Brown Trickey told the audience of students, educators and others that her mistreatment at Central High, as well as that of the other eight blacks, steeled her resolve to not treat others in such a manner.

“I would not hate people. I’m seriously a nonviolence freak,” she said, adding, “They didn’t know me; how could they hate me? They threw away their dignity and it landed on us.”

Brown Trickey, who’s also a social and environmental activist, lamented that even though her trials and tribulations based on racism, ignorance and hate occurred nearly 67 years ago, too many parallels between that time and 2024 remain. She drew a connection between the angry mob that tried to keep the black students out of the school and the violent and deadly Jan. 6, 2021, insurrection at the U.S. Capitol.

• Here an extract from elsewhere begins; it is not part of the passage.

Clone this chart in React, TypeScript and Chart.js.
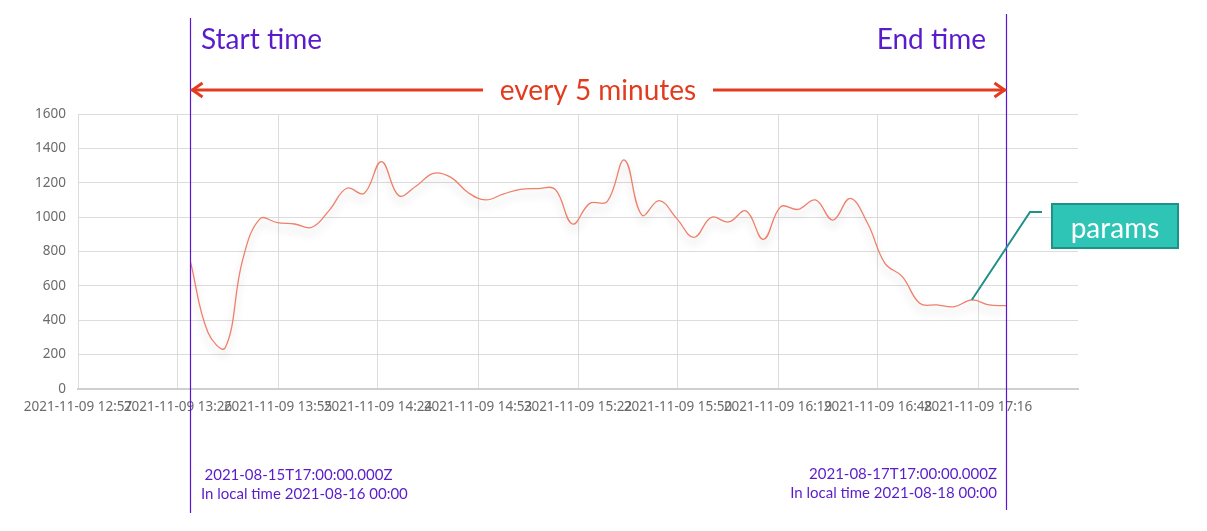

“When I wake up in the morning, I’m not sure if I’m in 2024 or 1957. I can’t tell the difference,” she said.

The civil rights icon also noted that racism is always taught, with fear and what she calls “profound intentional ignorance” at its root.

“People (today) are living in silos of ignorance,” she added.

Brown Trickey also blasted what she strongly feels are intentional and misguided efforts by many in power to keep people from gaining knowledge about the U.S. that others view as a threat to the entrenched white power structure.

Nevertheless, she urged the students to know they hold the power to make drastically needed changes in their schools, communities and country.

“To act is to speak; to not act is to speak,” Brown Trickey said, quoting Deitrich Bonhoeffer, the German theologist, pastor and anti-Nazi dissident.